1.2 Background of Pro-poor Growth and Triangular Relationship among Growth, Poverty, and Inequality: A Detailed View in Pakistan Scenario
In the background of Pakistan, from the day of independence to this decade’s growth, poverty and inequality have exhibited fluctuating trends. A wider assessment of this situation is described under the following lines.
1.2.1 Historical Trend of Poverty in Pakistan Since the Last Five Decades
Pakistan’s economy has been varying in its trend of poverty ever since the day of independence. Some studies of the view that, in the early decade of the 1960s, poverty in Pakistan was continually on the rise in both urban and rural areas. Some might disagree because it was a period of rapid growth in the agriculture sector. Poverty did increase because the benefits of growth did not trickle down to lower income groups as its boons were accumulated in a few rich hands (Kamal (2001); Arif and Ahmad (2001)).

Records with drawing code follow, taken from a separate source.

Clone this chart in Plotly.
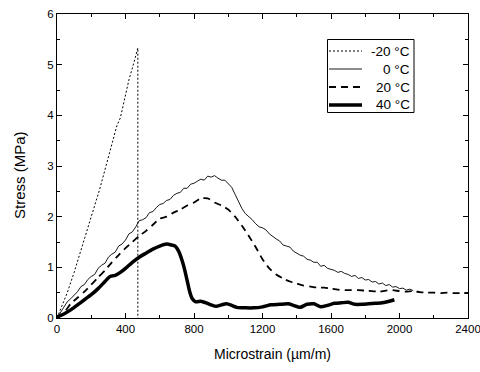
import plotly.graph_objects as go

# -20 °C
x_m20 = [0, 30, 60, 100, 150, 200, 250, 290, 320, 350, 370, 390, 420, 450, 472, 472]
y_m20 = [0.0, 0.25, 0.50, 0.90, 1.45, 2.00, 2.55, 3.05, 3.45, 3.80, 3.95, 4.25, 4.70, 5.05, 5.33, 0.0]

# 0 °C
x_0 = [0, 20, 40, 60, 80, 100, 120, 140, 160, 180, 200, 220, 240, 260, 280, 300, 320, 340, 360, 380,
       400, 420, 440, 460, 480, 500, 520, 540, 560, 580, 600, 620, 640, 660, 680, 700, 720, 740, 760, 780,
       800, 820, 840, 860, 880, 900, 920, 940, 960, 980, 1000, 1020, 1040, 1060, 1080, 1100, 1120, 1140,
       1160, 1180, 1200, 1220, 1240, 1260, 1280, 1300, 1320, 1340, 1360, 1380, 1400, 1420, 1440, 1460,
       1480, 1500, 1520, 1540, 1560, 1580, 1600, 1620, 1640, 1660, 1680, 1700, 1720, 1740, 1760, 1780,
       1800, 1820, 1840, 1860, 1880, 1900, 1920, 1940, 1960, 1980, 2000, 2020, 2040, 2060, 2080]
y_0 = [0.00, 0.10, 0.22, 0.32, 0.38, 0.45, 0.52, 0.62, 0.66, 0.76, 0.82, 0.86, 0.98, 1.04, 1.08, 1.20,
       1.26, 1.30, 1.42, 1.46, 1.54, 1.66, 1.70, 1.80, 1.92, 1.94, 1.98, 2.08, 2.10, 2.18, 2.24, 2.26,
       2.32, 2.34, 2.42, 2.46, 2.48, 2.56, 2.56, 2.64, 2.66, 2.70, 2.74, 2.72, 2.80, 2.78, 2.81, 2.76,
       2.72, 2.72, 2.66, 2.58, 2.44, 2.30, 2.16, 2.06, 2.00, 1.94, 1.86, 1.80, 1.78, 1.74, 1.66, 1.60,
       1.56, 1.52, 1.44, 1.42, 1.40, 1.32, 1.28, 1.24, 1.22, 1.16, 1.14, 1.10, 1.10, 1.02, 1.04, 0.98,
       0.96, 0.94, 0.90, 0.92, 0.88, 0.86, 0.82, 0.84, 0.78, 0.80, 0.75, 0.76, 0.71, 0.72, 0.67, 0.69,
       0.64, 0.66, 0.61, 0.62, 0.58, 0.59, 0.55, 0.57, 0.54]

# 20 °C
x_20 = [0, 40, 80, 120, 160, 200, 240, 280, 320, 360, 400, 440, 480, 520, 560, 600, 640, 680, 720, 760,
        800, 840, 880, 920, 960, 1000, 1040, 1080, 1120, 1160, 1200, 1240, 1280, 1320, 1360, 1400, 1440,
        1480, 1520, 1560, 1600, 1640, 1680, 1720, 1760, 1800, 1840, 1880, 1920, 1960, 2000, 2040, 2080,
        2120, 2160, 2200, 2240, 2280, 2320, 2360, 2400]
y_20 = [0.00, 0.10, 0.28, 0.40, 0.52, 0.66, 0.80, 0.94, 1.10, 1.24, 1.38, 1.50, 1.62, 1.72, 1.84, 1.96,
        2.00, 2.08, 2.14, 2.22, 2.28, 2.36, 2.36, 2.28, 2.22, 2.14, 2.00, 1.82, 1.62, 1.40, 1.16, 0.98,
        0.86, 0.78, 0.72, 0.68, 0.64, 0.62, 0.60, 0.60, 0.58, 0.56, 0.55, 0.55, 0.55, 0.54, 0.53, 0.52,
        0.54, 0.55, 0.53, 0.52, 0.53, 0.51, 0.50, 0.50, 0.49, 0.50, 0.49, 0.49, 0.49]

# 40 °C
x_40 = [0, 40, 80, 120, 160, 200, 240, 280, 310, 340, 370, 400, 440, 480, 520, 560, 600, 640, 670, 690,
        710, 730, 745, 760, 775, 790, 810, 840, 870, 900, 930, 960, 990, 1020, 1050, 1100, 1150, 1200,
        1250, 1300, 1350, 1380, 1420, 1460, 1500, 1540, 1580, 1620, 1660, 1700, 1740, 1780, 1820, 1860,
        1900, 1940, 1970]
y_40 = [0.02, 0.08, 0.16, 0.26, 0.36, 0.46, 0.58, 0.72, 0.82, 0.84, 0.90, 0.98, 1.10, 1.20, 1.28, 1.36,
        1.42, 1.46, 1.44, 1.42, 1.32, 1.14, 0.96, 0.74, 0.52, 0.38, 0.32, 0.33, 0.30, 0.26, 0.23, 0.26,
        0.28, 0.25, 0.21, 0.20, 0.20, 0.22, 0.26, 0.27, 0.28, 0.25, 0.21, 0.27, 0.28, 0.22, 0.25, 0.29,
        0.30, 0.31, 0.27, 0.27, 0.28, 0.29, 0.30, 0.33, 0.36]

names = ["-20 °C", "0 °C", "20 °C", "40 °C"]
x_ticks = [0, 400, 800, 1200, 1600, 2000, 2400]
y_ticks = [0, 1, 2, 3, 4, 5, 6]

W, H = 480, 372
L, R, T, B = 57, 12, 14, 54
PW, PH = W - L - R, H - T - B
FONT = "Liberation Sans, Arial"


def px(xp):
    return (xp - L) / PW


def py(yp):
    return (H - B - yp) / PH


styles = [
    dict(color="black", width=1, dash="2px,2px"),
    dict(color="black", width=0.9),
    dict(color="black", width=1.8, dash="7px,5px"),
    dict(color="black", width=3.5),
]
shapes_line = ["linear", "linear", "spline", "spline"]

fig = go.Figure()
for xs, ys, nm, st, shp in zip([x_m20, x_0, x_20, x_40], [y_m20, y_0, y_20, y_40], names, styles, shapes_line):
    line = dict(st, shape=shp)
    if shp == "spline":
        line["smoothing"] = 0.6
    fig.add_trace(go.Scatter(x=xs, y=ys, mode="lines", name=nm, line=line, showlegend=False))

axis_common = dict(showgrid=False, zeroline=False, showline=True, linecolor="black", linewidth=1,
                   mirror="allticks", ticks="inside", ticklen=5, tickcolor="black", automargin=False,
                   ticklabeloverflow="allow",
                   tickfont=dict(family=FONT, size=11.5, color="black"))

fig.update_xaxes(range=[0, 2400], tickvals=x_ticks,
                 minor=dict(ticks="inside", ticklen=3, dtick=200, tick0=0, tickcolor="black"),
                 **axis_common)
fig.update_yaxes(range=[0, 6], tickvals=y_ticks,
                 minor=dict(ticks="inside", ticklen=3, dtick=0.5, tick0=0, tickcolor="black"),
                 **axis_common)

# legend box drawn manually (right-aligned labels like the reference)
shapes = [dict(type="rect", xref="paper", yref="paper", x0=px(327.5), x1=px(414), y0=py(112.5), y1=py(39.5),
               line=dict(color="black", width=1), fillcolor="white", layer="above")]
annotations = []
rows = [51, 69, 87, 105]
for nm, st, ry in zip(names, styles, rows):
    shapes.append(dict(type="line", xref="paper", yref="paper", x0=px(329), x1=px(362), y0=py(ry), y1=py(ry),
                       line=st, layer="above"))
    annotations.append(dict(text=nm, xref="paper", yref="paper", x=px(411.5), y=py(ry), xanchor="right",
                            yanchor="middle", showarrow=False, font=dict(family=FONT, size=13.5, color="black")))

annotations.append(dict(text="Microstrain (µm/m)", xref="paper", yref="paper", x=px(272.5), y=py(353.5),
                        xanchor="center", yanchor="middle", showarrow=False,
                        font=dict(family=FONT, size=14, color="black")))
annotations.append(dict(text="Stress (MPa)", xref="paper", yref="paper", x=px(19), y=py(175),
                        xanchor="center", yanchor="middle", showarrow=False, textangle=-90,
                        font=dict(family=FONT, size=15, color="black")))

fig.update_layout(
    width=W, height=H,
    margin=dict(l=L, r=R, t=T, b=B),
    paper_bgcolor="white", plot_bgcolor="white",
    font=dict(family=FONT, color="black"),
    showlegend=False,
    shapes=shapes,
    annotations=annotations,
)

fig.write_html("out.html", config={"displayModeBar": False},
               post_script="document.body.style.margin='0';document.body.style.overflow='hidden';")
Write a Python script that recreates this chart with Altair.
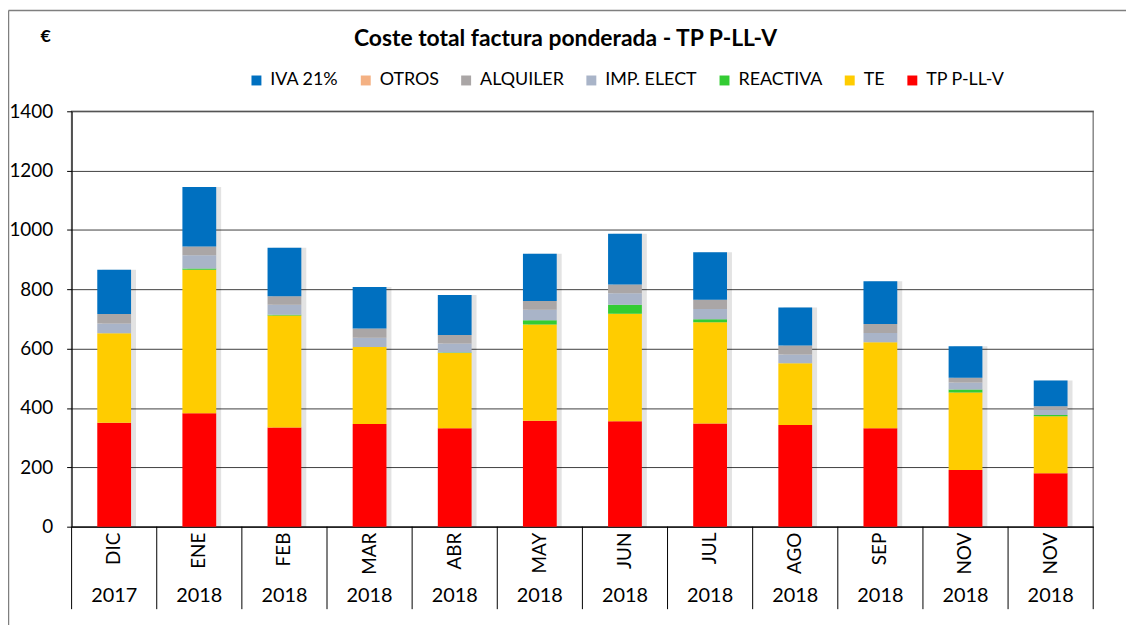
import altair as alt
import pandas as pd

# ---- data ----
months = ["DIC", "ENE", "FEB", "MAR", "ABR", "MAY", "JUN", "JUL", "AGO", "SEP", "NOV", "NOV"]
years = ["2017", "2018", "2018", "2018", "2018", "2018", "2018", "2018", "2018", "2018", "2018", "2018"]

tp_pllv = [350, 382, 334, 346, 332, 357, 355, 348, 343, 332, 191, 180]
te = [302, 484, 378, 260, 253, 324, 363, 341, 208, 290, 261, 192]
reactiva = [0, 4, 2, 0, 2, 15, 30, 10, 0, 0, 10, 4]
imp_elect = [33, 45, 34, 31, 30, 35, 39, 35, 29, 31, 24, 18]
alquiler = [32, 29, 29, 31, 29, 30, 29, 31, 31, 30, 16, 12]
otros = [0, 0, 0, 0, 0, 0, 0, 0, 0, 0, 0, 0]
iva = [149, 201, 163, 140, 135, 159, 171, 160, 128, 144, 106, 87]

legend_order = ["IVA 21%", "OTROS", "ALQUILER", "IMP. ELECT", "REACTIVA", "TE", "TP P-LL-V"]
legend_colors = ["#0070C0", "#F4B183", "#AAA6A6", "#A9B4C8", "#33CC33", "#FFCC00", "#FF0000"]
stack_series = [
    ("TP P-LL-V", tp_pllv),
    ("TE", te),
    ("REACTIVA", reactiva),
    ("IMP. ELECT", imp_elect),
    ("ALQUILER", alquiler),
    ("OTROS", otros),
    ("IVA 21%", iva),
]
y_ticks = [0, 200, 400, 600, 800, 1000, 1200, 1400]

title_text = "Coste total factura ponderada - TP P-LL-V"
unit_text = "€"

FONT = "Lato"
W, H = 1028, 418

rows = []
for order, (name, vals) in enumerate(stack_series):
    for i, v in enumerate(vals):
        rows.append({"idx": i, "serie": name, "valor": v, "orden": order})
df = pd.DataFrame(rows)

cats = pd.DataFrame({"idx": list(range(len(months))), "mes": months, "anio": years})
cats["total"] = [sum(s[1][i] for s in stack_series) for i in range(len(months))]

xscale = alt.Scale(paddingInner=0, paddingOuter=0)
xenc = alt.X("idx:O", scale=xscale,
             axis=alt.Axis(labels=False, ticks=False, title=None, grid=False,
                           domainColor="black", domainWidth=1))

shadow = alt.Chart(cats).mark_bar(size=34, xOffset=5, color="#000000", opacity=0.11).encode(
    x=xenc,
    y=alt.Y("total:Q"),
)

bars = alt.Chart(df).mark_bar(size=34).encode(
    x=xenc,
    y=alt.Y("valor:Q", stack="zero",
            scale=alt.Scale(domain=[0, 1400], nice=False),
            axis=alt.Axis(values=y_ticks, format="d", title=None, labelFont=FONT,
                          labelFontSize=19, labelColor="black", tickSize=5,
                          tickColor="black", labelPadding=14, domainColor="black",
                          gridColor="#404040", gridWidth=1)),
    color=alt.Color("serie:N",
                    scale=alt.Scale(domain=legend_order, range=legend_colors),
                    sort=legend_order,
                    legend=alt.Legend(orient="none", legendX=177, legendY=-40,
                                      direction="horizontal", title=None,
                                      symbolType="square", symbolSize=100,
                                      symbolStrokeWidth=0,
                                      labelFont=FONT, labelFontSize=18,
                                      labelColor="black", columnPadding=18,
                                      labelOffset=5)),
    order=alt.Order("orden:Q", sort="ascending"),
)

month_text = alt.Chart(cats).mark_text(angle=270, align="right", baseline="middle",
                                       font=FONT, fontSize=19, color="black").encode(
    x=alt.X("idx:O"),
    y=alt.value(H + 6),
    text="mes:N",
)

year_text = alt.Chart(cats).mark_text(align="center", baseline="middle",
                                      font=FONT, fontSize=20, color="black").encode(
    x=alt.X("idx:O"),
    y=alt.value(H + 70),
    text="anio:N",
)

separators = alt.Chart(cats).mark_rule(color="black", strokeWidth=1).encode(
    x=alt.X("idx:O", bandPosition=0),
    y=alt.value(H),
    y2=alt.value(H + 83),
)
last_sep = alt.Chart(pd.DataFrame({"k": [0]})).mark_rule(color="black", strokeWidth=1).encode(
    x=alt.value(W), y=alt.value(H), y2=alt.value(H + 83),
)

title = alt.Chart(pd.DataFrame({"t": [title_text]})).mark_text(
    font=FONT, fontSize=23, fontWeight="bold", color="black",
    align="center", baseline="middle").encode(
    text="t:N", x=alt.value(497), y=alt.value(-73))

unit = alt.Chart(pd.DataFrame({"t": [unit_text]})).mark_text(
    font=FONT, fontSize=18, fontWeight="bold", color="black",
    align="center", baseline="middle").encode(
    text="t:N", x=alt.value(-26), y=alt.value(-75))

frame_top = alt.Chart(pd.DataFrame({"k": [0]})).mark_rule(color="#7f7f7f", strokeWidth=1.5).encode(
    x=alt.value(-63.5), x2=alt.value(W + 80), y=alt.value(-101.5))
frame_left = alt.Chart(pd.DataFrame({"k": [0]})).mark_rule(color="#7f7f7f", strokeWidth=1.5).encode(
    x=alt.value(-63.5), y=alt.value(-101.5), y2=alt.value(H + 110))

chart = alt.layer(
    shadow, bars, separators, last_sep, month_text, year_text, title, unit, frame_top, frame_left
).properties(
    width=W, height=H,
    padding={"left": 64, "top": 102, "right": 33, "bottom": 97},
    autosize=alt.AutoSizeParams(type="none"),
    background="white",
).configure_view(
    stroke="#888888", strokeWidth=1.5
)

chart.save("out.html", embed_options={"renderer": "svg", "actions": False})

In a similar context study, Naseem (1977) suggested a more comprehensive viewpoint of this poor trickle-down effect of growth and summarized that in spite of the high growth still, 82 percent of people in rural areas live below the standard of 2100 calories per adult per day. However, the curse of poverty was on decrease at the national and sub-national levels in the next few decades because of a tremendous increase in growth rate, private investment in the agriculture sector and transmission of money from the Middle East (Omer and Jaffri, 2008; Malik, 1994 and Ali and Tahir, 1999). Still, these efforts to uproot poverty ultimately came to nothing, and once again, this phenomenon rose, turning 12 million people into poverty from 1993 to 1999, with the majority of victims living in rural areas.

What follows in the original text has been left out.